Learning from Beijing to Denver
By Zihan Gao
In the summer of 2018, I came to Denver and started my junior year in Denver. I think I have grown a lot in these two years. These changes helped me with my graduate school applications. First of all, different cultures create a habit of critical thinking. Secondly, CU Denver's diverse courses helped me understand more deeply what communication is. Also, different professors lead us to study more varied topics according to the class. In the process, I not only improved my English but also enhanced my ability to do research. These factors have laid a good foundation for my graduate applications. In the past two years, I have continuously tried different communication courses and looked for my future development goals. Because of the professional knowledge I learned at CU Denver, I got an internship at Ogilvy and Mather last year. After 2 months of work, I made the decision to choose this industry for my career. At the same time, I also realized my shortcomings.
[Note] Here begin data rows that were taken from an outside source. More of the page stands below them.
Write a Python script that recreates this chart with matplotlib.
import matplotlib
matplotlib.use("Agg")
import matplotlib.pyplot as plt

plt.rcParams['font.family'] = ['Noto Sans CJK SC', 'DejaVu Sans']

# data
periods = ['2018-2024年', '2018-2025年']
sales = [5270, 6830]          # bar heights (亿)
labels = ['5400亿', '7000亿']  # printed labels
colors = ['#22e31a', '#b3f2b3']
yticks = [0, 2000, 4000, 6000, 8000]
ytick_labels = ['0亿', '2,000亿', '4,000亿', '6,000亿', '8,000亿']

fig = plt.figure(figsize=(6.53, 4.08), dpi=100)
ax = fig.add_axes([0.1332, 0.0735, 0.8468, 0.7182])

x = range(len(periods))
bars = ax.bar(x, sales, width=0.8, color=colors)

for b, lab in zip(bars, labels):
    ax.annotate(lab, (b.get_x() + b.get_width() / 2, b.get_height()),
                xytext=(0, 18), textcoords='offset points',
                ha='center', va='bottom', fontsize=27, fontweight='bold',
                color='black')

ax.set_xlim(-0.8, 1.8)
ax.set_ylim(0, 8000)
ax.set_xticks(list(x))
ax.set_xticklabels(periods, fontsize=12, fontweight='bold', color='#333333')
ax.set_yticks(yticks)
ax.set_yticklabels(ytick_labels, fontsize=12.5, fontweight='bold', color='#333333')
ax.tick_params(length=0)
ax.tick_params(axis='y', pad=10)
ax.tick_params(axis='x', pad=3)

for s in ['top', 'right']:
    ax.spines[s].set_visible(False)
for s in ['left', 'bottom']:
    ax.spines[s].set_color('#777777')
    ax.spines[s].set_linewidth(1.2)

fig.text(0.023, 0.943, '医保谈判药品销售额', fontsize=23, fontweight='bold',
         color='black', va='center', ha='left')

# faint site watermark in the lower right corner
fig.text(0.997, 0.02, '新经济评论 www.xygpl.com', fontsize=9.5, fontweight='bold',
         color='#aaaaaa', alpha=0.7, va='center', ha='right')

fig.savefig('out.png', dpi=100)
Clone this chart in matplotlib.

So, I want to continue learning and become more professional. Life at CU Denver was the happiest two years of my college time. Not only did I become more independent, but I also met many excellent and kind professors. They are willing to do their best to help me, and they also gave me a lot of help for my graduate school applications. So here, I want to thank my professors. In the future, I will continue to apply what I have learned in CU Denver to graduate schools and study harder to become a useful person in the communication area. Editor’s Note: After receiving offers from more than 7 respected graduate programs, Olivia has chosen to attend New York University in the fall.